UNCTAD Secretary General Supachai Panitchpakdi, in his statement at the launch of the report, said that this year the 20th edition of the WIR focuses on investing in a low-carbon economy: it examines, in particular, the role that transnational corporations can play in supporting the transition of developing countries to such an economy.

Climate change negotiations in Copenhagen in 2009 centered on targets for emissions and the costs of climate change mitigation and adaptation. As UNCTAD reported in its Trade and Development Report last year, we believe that there are opportunities for developing countries offered by climate change adaptation.

This year's report examines the latest trends in FDI flows and policies, especially as the global economy starts to emerge from the crisis, and contains two key messages: first, the outlook for FDI flows in the short to medium-term is "cautiously optimistic"; second, governments the world over are rebalancing their approach to FDI promotion, with an increasingly closer scrutiny and regulation of FDI inflows, albeit with the continuation of long-standing trends towards liberalisation.

UNCTAD estimates that in 2009 low-carbon FDI flows into three key low-carbon business areas (renewable, recycling and manufacturing of products related to environmental technology) in developing countries including Pakistan alone amounted to $90 billion. The potential for cross-border low-carbon investment is therefore enormous, as the world transitions to a low-carbon economy.

While a large number of developing countries are not major greenhouse gas (GHG) emitters, attracting low-carbon foreign investment and technology still offers opportunities for them. Benefits could include strengthened productive capacities, enhanced export competitiveness, a contribution to global climate change mitigation and an acceleration of their own transition to a low-carbon economy, which is imperative in the long-term.

Policymakers need to maximise the benefits and minimise the risks of low-carbon foreign investment but this is not straightforward, especially since most developing countries have little experience in this area. In addition, national strategies to promote low-carbon foreign investment and related technology dissemination need to be coordinated with climate change and investment policies at the international level.

However, many developing countries like Pakistan, Bangladesh, India and many others lack financial resources and institutional capabilities to do this effectively. An international support structure is thus essential.

Against this background, UNCTAD is proposing a global partnership to coordinate synergies between investment and climate change policies to promote low-carbon foreign investment. The key elements of the partnership would include: establishing clean-investment promotion strategies, enabling the dissemination of clean technology, securing the contribution of IIAs to climate change mitigation and harmonising corporate disclosure of GHG emissions as well as setting up an international low-carbon technical assistance centre.

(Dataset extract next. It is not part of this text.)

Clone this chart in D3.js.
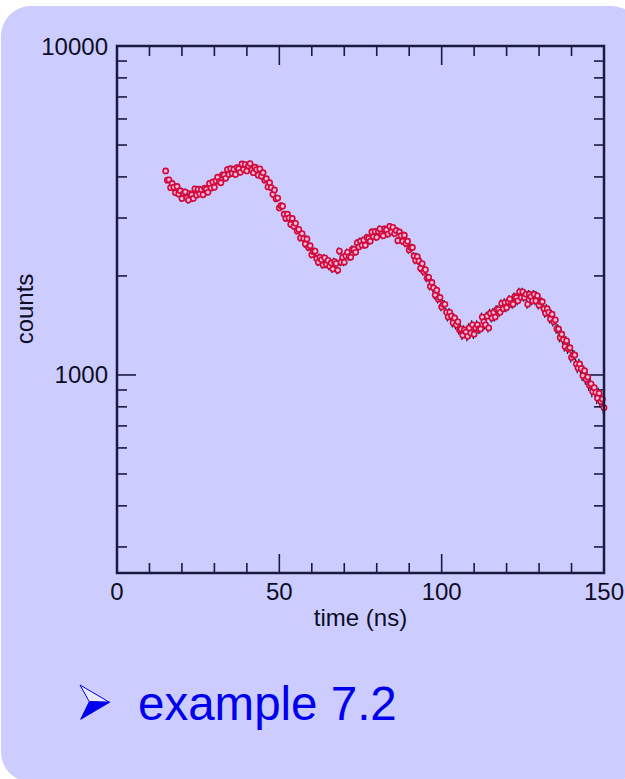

This year's report reminds us that the world does not stand still. Indeed, the constantly evolving landscape of TNCs and investment, along with the emerging investment policy setting, poses three sets of key challenges for investment for development including to strike the right policy balance between the rights and obligations of investors and the State, enhance the relationship between investment and development and to ensure coherence between national and international investment policies, and between investment policies and other public policies.

Despite some progress in recent years, the world is still in need of a sound international investment regime that effectively promotes sustainable development for all. With the increasing impact of climate change on all countries, this need has become greater than ever before.